#### RAW DATA:

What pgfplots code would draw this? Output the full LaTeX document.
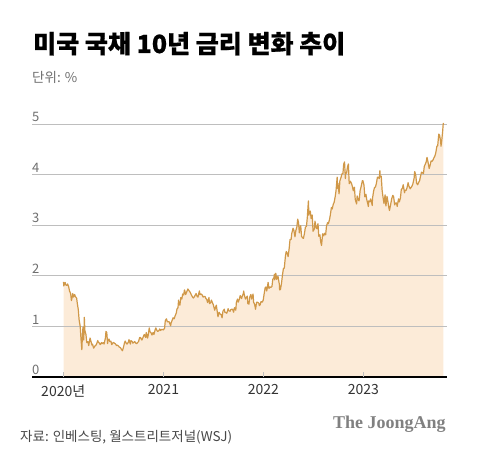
\documentclass[border=0pt]{standalone}
\usepackage{fontspec}
\setmainfont{Noto Sans CJK KR}
\newfontfamily\titlefont{Noto Sans CJK KR}[BoldFeatures={FakeBold=0.7}]
\newfontfamily\brandfont{Liberation Serif}
\usepackage{pgfplots}
\pgfplotsset{compat=1.18}
\usepgfplotslibrary{dateplot}
\usepackage{pgfplotstable}
\definecolor{linec}{RGB}{208,152,72}
\definecolor{fillc}{RGB}{252,235,216}
\definecolor{gridc}{RGB}{190,190,190}
\definecolor{ticklab}{RGB}{110,110,110}

\pgfplotstableread{
date v
2020-01-02 1.88
2020-01-03 1.80
2020-01-08 1.87
2020-01-10 1.82
2020-01-14 1.81
2020-01-17 1.84
2020-01-21 1.78
2020-01-24 1.70
2020-01-28 1.65
2020-01-31 1.51
2020-02-05 1.65
2020-02-07 1.58
2020-02-12 1.63
2020-02-14 1.59
2020-02-19 1.56
2020-02-21 1.47
2020-02-25 1.33
2020-02-28 1.13
2020-03-03 1.00
2020-03-06 0.74
2020-03-09 0.54
2020-03-11 0.82
2020-03-13 0.98
2020-03-16 0.73
2020-03-18 1.18
2020-03-20 0.92
2020-03-24 0.84
2020-03-27 0.68
2020-03-31 0.70
2020-04-03 0.62
2020-04-08 0.77
2020-04-10 0.73
2020-04-15 0.63
2020-04-17 0.65
2020-04-21 0.57
2020-04-24 0.60
2020-04-29 0.63
2020-05-01 0.64
2020-05-06 0.72
2020-05-08 0.69
2020-05-12 0.67
2020-05-15 0.64
2020-05-20 0.68
2020-05-22 0.66
2020-05-27 0.68
2020-05-29 0.65
2020-06-03 0.77
2020-06-05 0.90
2020-06-08 0.88
2020-06-11 0.66
2020-06-12 0.71
2020-06-16 0.75
2020-06-19 0.70
2020-06-23 0.71
2020-06-26 0.64
2020-07-01 0.68
2020-07-03 0.68
2020-07-08 0.66
2020-07-10 0.65
2020-07-14 0.62
2020-07-17 0.63
2020-07-21 0.61
2020-07-24 0.59
2020-07-28 0.58
2020-07-31 0.55
2020-08-04 0.52
2020-08-07 0.57
2020-08-12 0.68
2020-08-14 0.71
2020-08-18 0.67
2020-08-21 0.65
2020-08-26 0.69
2020-08-28 0.74
2020-09-02 0.65
2020-09-04 0.72
2020-09-09 0.70
2020-09-11 0.67
2020-09-16 0.69
2020-09-18 0.70
2020-09-22 0.67
2020-09-25 0.66
2020-09-30 0.69
2020-10-02 0.70
2020-10-06 0.78
2020-10-09 0.78
2020-10-14 0.73
2020-10-16 0.75
2020-10-21 0.82
2020-10-23 0.84
2020-10-28 0.78
2020-10-30 0.88
2020-11-04 0.77
2020-11-06 0.82
2020-11-10 0.97
2020-11-13 0.89
2020-11-17 0.87
2020-11-20 0.83
2020-11-24 0.88
2020-11-27 0.84
2020-12-02 0.94
2020-12-04 0.97
2020-12-08 0.92
2020-12-11 0.90
2020-12-16 0.92
2020-12-18 0.95
2020-12-22 0.92
2020-12-24 0.94
2020-12-29 0.94
2020-12-31 0.93
2021-01-05 0.96
2021-01-07 1.08
2021-01-08 1.12
2021-01-12 1.15
2021-01-15 1.09
2021-01-19 1.09
2021-01-22 1.09
2021-01-27 1.01
2021-01-29 1.07
2021-02-03 1.14
2021-02-05 1.17
2021-02-09 1.15
2021-02-12 1.20
2021-02-17 1.27
2021-02-19 1.34
2021-02-23 1.37
2021-02-25 1.52
2021-02-26 1.44
2021-03-02 1.42
2021-03-05 1.57
2021-03-09 1.54
2021-03-12 1.64
2021-03-16 1.62
2021-03-18 1.71
2021-03-19 1.72
2021-03-23 1.63
2021-03-26 1.67
2021-03-31 1.74
2021-04-05 1.70
2021-04-09 1.67
2021-04-13 1.62
2021-04-16 1.59
2021-04-20 1.56
2021-04-23 1.58
2021-04-27 1.62
2021-04-30 1.65
2021-05-04 1.59
2021-05-07 1.58
2021-05-12 1.70
2021-05-14 1.63
2021-05-18 1.64
2021-05-21 1.63
2021-05-26 1.58
2021-05-28 1.59
2021-06-02 1.59
2021-06-04 1.56
2021-06-08 1.53
2021-06-11 1.47
2021-06-16 1.57
2021-06-18 1.45
2021-06-22 1.47
2021-06-25 1.52
2021-06-30 1.45
2021-07-02 1.43
2021-07-07 1.32
2021-07-09 1.36
2021-07-13 1.42
2021-07-16 1.30
2021-07-19 1.19
2021-07-23 1.28
2021-07-27 1.24
2021-07-30 1.24
2021-08-03 1.17
2021-08-06 1.30
2021-08-11 1.34
2021-08-13 1.28
2021-08-18 1.27
2021-08-20 1.26
2021-08-25 1.35
2021-08-27 1.31
2021-09-01 1.30
2021-09-03 1.33
2021-09-08 1.34
2021-09-10 1.34
2021-09-14 1.28
2021-09-17 1.37
2021-09-22 1.32
2021-09-24 1.47
2021-09-28 1.54
2021-10-01 1.48
2021-10-05 1.54
2021-10-08 1.61
2021-10-13 1.55
2021-10-15 1.59
2021-10-19 1.64
2021-10-21 1.70
2021-10-22 1.65
2021-10-27 1.54
2021-10-29 1.56
2021-11-03 1.60
2021-11-05 1.45
2021-11-09 1.44
2021-11-12 1.58
2021-11-16 1.63
2021-11-19 1.54
2021-11-24 1.64
2021-11-26 1.48
2021-11-30 1.43
2021-12-03 1.34
2021-12-07 1.48
2021-12-10 1.48
2021-12-15 1.46
2021-12-17 1.41
2021-12-20 1.43
2021-12-23 1.49
2021-12-28 1.48
2021-12-31 1.52
2022-01-04 1.66
2022-01-07 1.76
2022-01-10 1.78
2022-01-13 1.70
2022-01-18 1.87
2022-01-21 1.75
2022-01-25 1.78
2022-01-28 1.77
2022-02-01 1.79
2022-02-04 1.93
2022-02-08 1.96
2022-02-10 2.03
2022-02-11 1.92
2022-02-15 2.05
2022-02-18 1.93
2022-02-23 1.99
2022-02-24 1.96
2022-02-28 1.83
2022-03-01 1.72
2022-03-04 1.73
2022-03-08 1.86
2022-03-11 2.00
2022-03-15 2.15
2022-03-18 2.15
2022-03-22 2.38
2022-03-25 2.48
2022-03-28 2.46
2022-04-01 2.38
2022-04-05 2.55
2022-04-08 2.72
2022-04-12 2.72
2022-04-14 2.83
2022-04-19 2.94
2022-04-22 2.90
2022-04-26 2.77
2022-04-29 2.89
2022-05-03 2.97
2022-05-06 3.12
2022-05-09 3.05
2022-05-12 2.85
2022-05-13 2.93
2022-05-17 2.99
2022-05-20 2.78
2022-05-24 2.75
2022-05-27 2.74
2022-05-31 2.85
2022-06-03 2.96
2022-06-07 2.98
2022-06-10 3.15
2022-06-14 3.48
2022-06-16 3.20
2022-06-17 3.23
2022-06-21 3.28
2022-06-24 3.13
2022-06-28 3.20
2022-07-01 2.88
2022-07-06 2.93
2022-07-08 3.08
2022-07-12 2.96
2022-07-15 2.93
2022-07-19 3.03
2022-07-22 2.78
2022-07-26 2.81
2022-07-29 2.67
2022-08-01 2.60
2022-08-05 2.83
2022-08-09 2.79
2022-08-12 2.84
2022-08-16 2.81
2022-08-19 2.98
2022-08-23 3.05
2022-08-26 3.03
2022-08-30 3.11
2022-09-02 3.20
2022-09-06 3.35
2022-09-09 3.32
2022-09-13 3.42
2022-09-16 3.45
2022-09-20 3.57
2022-09-23 3.69
2022-09-27 3.95
2022-09-28 3.73
2022-09-30 3.83
2022-10-04 3.62
2022-10-07 3.88
2022-10-11 3.94
2022-10-14 4.01
2022-10-18 4.02
2022-10-21 4.21
2022-10-24 4.25
2022-10-27 3.92
2022-10-28 4.01
2022-11-01 4.05
2022-11-04 4.16
2022-11-07 4.21
2022-11-10 3.82
2022-11-14 3.87
2022-11-18 3.83
2022-11-22 3.76
2022-11-25 3.68
2022-11-29 3.75
2022-12-02 3.51
2022-12-07 3.42
2022-12-09 3.58
2022-12-13 3.50
2022-12-16 3.48
2022-12-20 3.69
2022-12-23 3.75
2022-12-28 3.88
2022-12-30 3.88
2023-01-03 3.79
2023-01-06 3.56
2023-01-10 3.61
2023-01-13 3.51
2023-01-19 3.37
2023-01-20 3.48
2023-01-24 3.46
2023-01-27 3.52
2023-02-01 3.42
2023-02-02 3.39
2023-02-03 3.53
2023-02-07 3.67
2023-02-10 3.74
2023-02-14 3.76
2023-02-17 3.82
2023-02-21 3.95
2023-02-24 3.95
2023-02-28 3.92
2023-03-02 4.08
2023-03-03 3.96
2023-03-07 3.97
2023-03-10 3.70
2023-03-13 3.57
2023-03-17 3.43
2023-03-21 3.60
2023-03-24 3.38
2023-03-28 3.57
2023-03-31 3.48
2023-04-04 3.34
2023-04-06 3.29
2023-04-11 3.43
2023-04-14 3.52
2023-04-18 3.59
2023-04-21 3.57
2023-04-25 3.40
2023-04-28 3.44
2023-05-02 3.44
2023-05-04 3.37
2023-05-09 3.52
2023-05-12 3.46
2023-05-16 3.54
2023-05-19 3.70
2023-05-24 3.74
2023-05-26 3.80
2023-05-31 3.64
2023-06-02 3.69
2023-06-06 3.69
2023-06-09 3.74
2023-06-13 3.84
2023-06-16 3.77
2023-06-21 3.72
2023-06-23 3.74
2023-06-27 3.77
2023-06-30 3.81
2023-07-05 3.93
2023-07-07 4.06
2023-07-11 3.99
2023-07-14 3.83
2023-07-18 3.80
2023-07-21 3.84
2023-07-25 3.88
2023-07-28 3.96
2023-08-01 4.05
2023-08-04 4.04
2023-08-08 4.02
2023-08-11 4.16
2023-08-15 4.21
2023-08-18 4.25
2023-08-21 4.34
2023-08-25 4.24
2023-08-29 4.12
2023-09-01 4.18
2023-09-05 4.27
2023-09-08 4.26
2023-09-12 4.29
2023-09-15 4.33
2023-09-19 4.37
2023-09-22 4.43
2023-09-26 4.56
2023-09-29 4.57
2023-10-03 4.80
2023-10-06 4.78
2023-10-10 4.65
2023-10-11 4.56
2023-10-13 4.63
2023-10-17 4.85
2023-10-19 4.99
2023-10-20 5.02
}\yields

\begin{document}
\begin{tikzpicture}[x=1pt,y=1pt]
\path (0,0) rectangle (480,464);
\node[anchor=base west, inner sep=0pt, font=\titlefont\fontsize{25}{25}\selectfont\bfseries] at (33,411) {미국 국채 10년 금리 변화 추이};
\node[anchor=base west, inner sep=0pt, text=ticklab, font=\fontsize{13.5}{13.5}\selectfont] at (32,381) {단위: \%};
\begin{axis}[
  at={(32pt,87pt)}, anchor=south west,
  scale only axis, width=415pt, height=253pt,
  set layers,
  date coordinates in=x, date ZERO=2020-01-01,
  xmin=2019-09-09, xmax=2023-11-02,
  ymin=0, ymax=5,
  clip=false,
  axis line style={draw=none},
  xtick={2020-01-01,2021-01-01,2022-01-01,2023-01-01},
  xticklabels={2020년,2021,2022,2023},
  xtick pos=bottom, xtick align=inside,
  major tick length=5pt,
  xtick style={gridc, line width=0.8pt},
  ytick={1,2,3,4,5},
  extra y ticks={0},
  extra y tick style={major grid style={black, line width=1.2pt}},
  ytick style={draw=none},
  ymajorgrids,
  major grid style={gridc, line width=0.8pt},
  /pgf/number format/assume math mode=true,
  yticklabel style={anchor=south west, inner sep=0pt, yshift=2pt, xshift=0pt, text=ticklab, font=\fontsize{13}{13}\selectfont},
  xticklabel style={anchor=north, yshift=-4pt, text=black!80, font=\fontsize{14}{14}\selectfont},
]
\addplot[draw=none, fill=fillc, on layer=axis background] table[x=date, y=v] {\yields} \closedcycle;
\addplot[linec, line width=1.2pt, line join=round] table[x=date, y=v] {\yields};
\end{axis}
\node[anchor=base west, inner sep=0pt, text=black!72, font=\fontsize{13.5}{13.5}\selectfont] at (20,22) {자료: 인베스팅, 월스트리트저널(WSJ)};
\node[anchor=base west, inner sep=0pt, text=black!50, font=\brandfont\fontsize{18}{18}\selectfont\bfseries] at (333,35) {The JoongAng};
\end{tikzpicture}
\end{document}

#### PROBLEM STATEMENT:
Select every line where the word "draw" occurs.

#### FULL OUTPUT:
What pgfplots code would draw this? Output the full LaTeX document.
  axis line style={draw=none},
  ytick style={draw=none},
\addplot[draw=none, fill=fillc, on layer=axis background] table[x=date, y=v] {\yields} \closedcycle;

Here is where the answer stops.